Mentors set disadvantaged kids on the path to higher education

Carey Jenkins doesn't hesitate for an instant when asked the secret to his success in persuading kids at under-performing schools to work toward admission at challenging four-year colleges.

"Most people - black and white - expect nothing out of minority kids, and they get what they expect," he shoots back. "My kids know that I expect them to succeed, and they do."

Two years ago, the Monitor visited with Mr. Jenkins, a former sales executive with General Foods and Philip Morris who had left the business world to work with black and Hispanic high school students in Paterson, N.J. Jenkins founded Operation Link-Up (OLU), a program aimed at pairing students at one of Paterson's tough urban high schools with adult mentors from the surrounding, more affluent suburbs.

The mentoring is just one more means of encouraging these kids to set their sights on degrees from four-year colleges and white-collar professions. OLU also offers the students counseling and support throughout the college-admissions and -selection process.
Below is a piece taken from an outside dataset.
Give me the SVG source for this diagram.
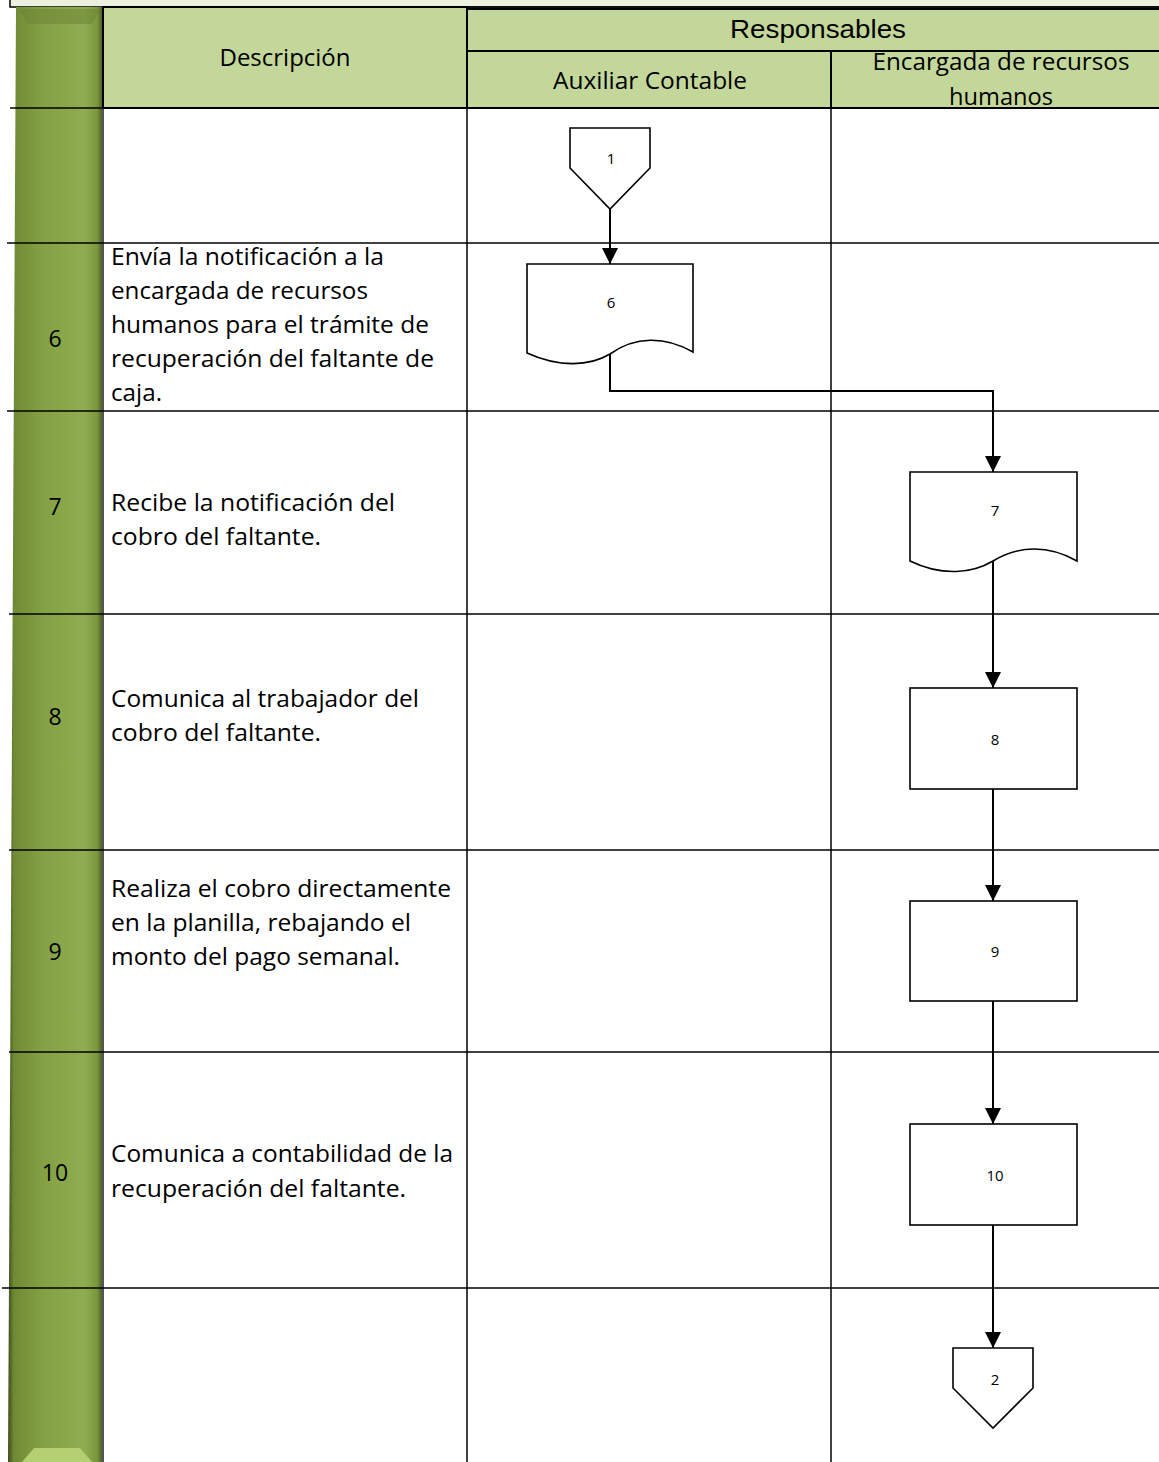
<svg xmlns="http://www.w3.org/2000/svg" width="1159" height="1462" viewBox="0 0 1159 1462">
<defs>
<style>
.t{font-family:"Open Sans","Liberation Sans",sans-serif;font-size:23px;fill:#000}
.h{font-family:"Open Sans","Liberation Sans",sans-serif;font-size:23px;fill:#000;text-anchor:middle}
.r{font-family:"Liberation Sans",Arial,sans-serif;font-size:26px;fill:#000;text-anchor:middle}
.n{font-family:"Open Sans","Liberation Sans",sans-serif;font-size:23px;fill:#000;text-anchor:middle}
.s{font-family:"Open Sans","Liberation Sans",sans-serif;font-size:15px;fill:#000;text-anchor:middle}
.g{stroke:#000;stroke-width:1.5;fill:none}
.hd{fill:#C4D79B;stroke:#000;stroke-width:2}
.sh{fill:#fff;stroke:#000;stroke-width:1.6}
.c{stroke:#000;stroke-width:2;fill:none;marker-end:url(#ah)}
</style>
<linearGradient id="bar" x1="0" y1="0" x2="1" y2="0">
<stop offset="0" stop-color="#3d4a1c"/>
<stop offset="0.06" stop-color="#6f8a34"/>
<stop offset="0.35" stop-color="#84a044"/>
<stop offset="0.8" stop-color="#8fad50"/>
<stop offset="0.93" stop-color="#7a963c"/>
<stop offset="1" stop-color="#3f4a22"/>
</linearGradient>
<marker id="ah" viewBox="0 0 16 16" refX="16" refY="8" markerWidth="16" markerHeight="16" markerUnits="userSpaceOnUse" orient="auto">
<path d="M0,0 L16,8 L0,16 Z" fill="#000"/>
</marker>
</defs>
<rect width="1159" height="1462" fill="#fff"/>
<g id="topstrip">
<rect x="10" y="-2" width="1152" height="9" fill="#EBF1DE" stroke="#000" stroke-width="1.5"/>
</g>
<g id="bar-group">
<polygon points="16,7 103,7 104,1462 8,1462" fill="url(#bar)"/>
<polygon points="19,9 100,9 92,24 27,24" fill="#6a8233" opacity="0.5"/>
<polygon points="22,1462 92,1462 80,1448 34,1448" fill="#b3cf72"/>
<line x1="103" y1="7" x2="103" y2="1462" stroke="#555" stroke-width="2"/>
</g>
<g id="header">
<rect id="h-desc" class="hd" x="103" y="7" width="364" height="101"/>
<rect id="h-resp" class="hd" x="467" y="9" width="694" height="42"/>
<rect id="h-aux" class="hd" x="467" y="51" width="364" height="57"/>
<rect id="h-enc" class="hd" x="831" y="51" width="330" height="57"/>
<line x1="467" y1="7" x2="1159" y2="7" stroke="#000" stroke-width="1.5"/>
<text class="h" x="285" y="66" textLength="131" lengthAdjust="spacingAndGlyphs">Descripción</text>
<text class="r" x="818" y="38" textLength="176" lengthAdjust="spacingAndGlyphs">Responsables</text>
<text class="h" x="650" y="89" textLength="194" lengthAdjust="spacingAndGlyphs">Auxiliar Contable</text>
<text class="h" x="1001" y="70" textLength="257" lengthAdjust="spacingAndGlyphs">Encargada de recursos</text>
<text class="h" x="1001" y="105" textLength="104" lengthAdjust="spacingAndGlyphs">humanos</text>
</g>
<g id="grid">
<line class="g" x1="10" y1="108" x2="1159" y2="108"/>
<line class="g" x1="7" y1="243" x2="1159" y2="243"/>
<line class="g" x1="7" y1="411" x2="1159" y2="411"/>
<line class="g" x1="9" y1="614" x2="1159" y2="614"/>
<line class="g" x1="9" y1="850" x2="1159" y2="850"/>
<line class="g" x1="9" y1="1052" x2="1159" y2="1052"/>
<line class="g" x1="2" y1="1288" x2="1159" y2="1288"/>
<line class="g" x1="467" y1="108" x2="467" y2="1462"/>
<line class="g" x1="831" y1="108" x2="831" y2="1462"/>
</g>
<g id="rownums">
<text class="n" x="55" y="347">6</text>
<text class="n" x="55" y="515">7</text>
<text class="n" x="55" y="725">8</text>
<text class="n" x="55" y="960">9</text>
<text class="n" x="55" y="1181">10</text>
</g>
<g id="descriptions">
<text class="t" x="111" y="265" textLength="273" lengthAdjust="spacingAndGlyphs">Envía la notificación a la</text>
<text class="t" x="111" y="299" textLength="257" lengthAdjust="spacingAndGlyphs">encargada de recursos</text>
<text class="t" x="111" y="333" textLength="318" lengthAdjust="spacingAndGlyphs">humanos para el trámite de</text>
<text class="t" x="111" y="367" textLength="323" lengthAdjust="spacingAndGlyphs">recuperación del faltante de</text>
<text class="t" x="111" y="401" textLength="51" lengthAdjust="spacingAndGlyphs">caja.</text>
<text class="t" x="111" y="511" textLength="284" lengthAdjust="spacingAndGlyphs">Recibe la notificación del</text>
<text class="t" x="111" y="545" textLength="210" lengthAdjust="spacingAndGlyphs">cobro del faltante.</text>
<text class="t" x="111" y="707" textLength="308" lengthAdjust="spacingAndGlyphs">Comunica al trabajador del</text>
<text class="t" x="111" y="741" textLength="210" lengthAdjust="spacingAndGlyphs">cobro del faltante.</text>
<text class="t" x="111" y="897" textLength="340" lengthAdjust="spacingAndGlyphs">Realiza el cobro directamente</text>
<text class="t" x="111" y="931" textLength="300" lengthAdjust="spacingAndGlyphs">en la planilla, rebajando el</text>
<text class="t" x="111" y="965" textLength="289" lengthAdjust="spacingAndGlyphs">monto del pago semanal.</text>
<text class="t" x="111" y="1162" textLength="342" lengthAdjust="spacingAndGlyphs">Comunica a contabilidad de la</text>
<text class="t" x="111" y="1197" textLength="295" lengthAdjust="spacingAndGlyphs">recuperación del faltante.</text>
</g>
<g id="connectors">
<path class="c" d="M610,209 L610,264"/>
<path class="c" d="M610,354 L610,391 L993,391 L993,472"/>
<path class="c" d="M993,561 L993,688"/>
<path class="c" d="M993,789 L993,901"/>
<path class="c" d="M993,1001 L993,1124"/>
<path class="c" d="M993,1225 L993,1348"/>
</g>
<g id="n1">
<path class="sh" d="M570,128 L650,128 L650,168 L610,209 L570,168 Z"/>
<text class="s" x="611" y="164">1</text>
</g>
<g id="n6">
<path class="sh" d="M527,264 L693,264 L693,352 C665,336 635,336 610,354 C590,366 560,368 527,353 Z"/>
<text class="s" x="611" y="308">6</text>
</g>
<g id="n7">
<path class="sh" d="M910,472 L1077,472 L1077,561 C1049,545 1019,545 993,561 C973,573 943,577 910,561 Z"/>
<text class="s" x="995" y="516">7</text>
</g>
<g id="n8">
<rect class="sh" x="910" y="688" width="167" height="101"/>
<text class="s" x="995" y="745">8</text>
</g>
<g id="n9">
<rect class="sh" x="910" y="901" width="167" height="100"/>
<text class="s" x="995" y="957">9</text>
</g>
<g id="n10">
<rect class="sh" x="910" y="1124" width="167" height="101"/>
<text class="s" x="995" y="1181">10</text>
</g>
<g id="n2">
<path class="sh" d="M953,1348 L1033,1348 L1033,1388 L993,1428 L953,1388 Z"/>
<text class="s" x="995" y="1385">2</text>
</g>
</svg>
In the past few years OLU has seen encouraging growth. Jenkins has expanded the program from one to four local high schools and now works with more than 700 students. This year, 118 OLU students were accepted to college, a 31 percent increase from last year.

A number of OLU students have found their way into prestigious four-year programs at schools like Syracuse University, Cornell, Boston College, Penn State, Notre Dame, and New York University.

Syracuse University - where Jenkins has worked to develop a particularly warm relationship with the administration - has now graduated 26 OLU students. Despite the fact that a number of these kids began college with academic records weaker than those of their peers, their success has been notable. Ninety percent of the OLU students who attended Syracuse have graduated within five years - compared with a national graduation rate of 50 percent within six years.

Achieving success against the odds is a story Jenkins can tell first-hand. He grew up in rural Mississippi, the sixth of nine children whose parents hadn't made it through grade school. But largely due to the example of a principal who served as his mentor, Jenkins worked his way through college and into a highly successful sales career.

Today his greatest interest lies in nurturing the academic talents of kids from underprivileged backgrounds and encouraging others to do likewise.

"If we would only take a few more moments with a child to find out about that child's potential, instead of just looking at some test," he says, "we'd have a better America."